Getting to the root of the issue
Besides internal changes, manufacturers have looked further down the supply chain for opportunities to improve cocoa output to meet increasing chocolate demand. Those solutions have come from improved interactions with farmers. Mondelez has committed $400 million to its cocoa-sustainability program through 2022. Industrywide, the total for cocoa sustainability spending comes to about $1 billion, as 10 major chocolate producers and cocoa processors have disclosed.
These chocolate makers agree that foundational improvements in farming methods can begin to remedy production issues to keep up with the pace of demand. Mondelez president and CEO Irene Rosenfeld told The Wall Street Journal in April 2014 that the company has worked to help farmers boost their yields up to 20% by introducing them to different farming techniques, increase their salaries, and set up better community infrastructure. In another past effort from 2011 to 2013, Hershey and the World Cocoa Foundation sent Ghanaian farmers texts and voicemails containing weather and marketing information, and participating farmers saw their yields soar by 46%.
If contract farmers can increase their yields, this enables manufacturers to relieve pressure off their bottom line starting further down the supply chain. Companies can fix potential commodity pricing issues at the source by increasing the supply needed to keep up with heightened demand. Effecting change doesn’t just come from within a manufacturer’s direct operations — supporting partners along the entire supply chain can also make a significant difference.
Is there any truth to the “chocopalypse?”
Across the board, large and small companies are reporting little to no significant effects from the cocoa shortage. Major chocolate player Nestle USA told Food Dive, ” … We have not experienced a shortage of cocoa for Valentine’s Day.”
A spokesperson for Lindt & Sprüngli, the third-largest chocolate seller in the U.S., told Food Dive that the company “is one of the few chocolate producers that have full control of their production chain … from bean to bar,” which means handling everything from cocoa bean selection to packaging. “Up to this point, the rumored cocoa bean shortage has not affected our operations,” Lindt’s spokesperson said.
However, CEO Ernst Tanner did tell Reuters last month that 2015 “was the most challenging year I have experienced,” referring to challenges including high raw cocoa prices and adverse weather conditions. At the same time, he confirmed prospects for growth in 2016, despite any cocoa-related issues.
Startups and smaller companies haven’t been hit as hard either.

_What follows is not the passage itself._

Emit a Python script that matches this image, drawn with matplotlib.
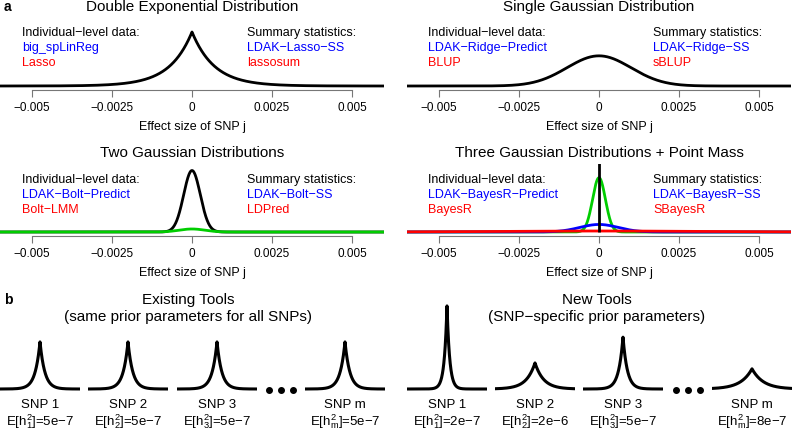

Because of their smaller production capacities, their raw cocoa can come from farms around the world rather than just larger cocoa-producing farming communities in Africa. Chocolove, a smaller company that is growing in popularity at retailers like Whole Foods, told Food Dive that its chocolate comes from Belgium, so the cocoa shortage hasn’t affected this company either.
Mars and Hershey did not respond to requests for comment.
Manufacturers can’t always outrun rising commodity costs. This will force a closer look at the supply chain to identify ways to keep margins strong without inflating prices too high to drive away consumers.
Duclaux said mitigating the sustained pressure on the cocoa supply and commodity costs could come down to better data analysis followed with better management of the company.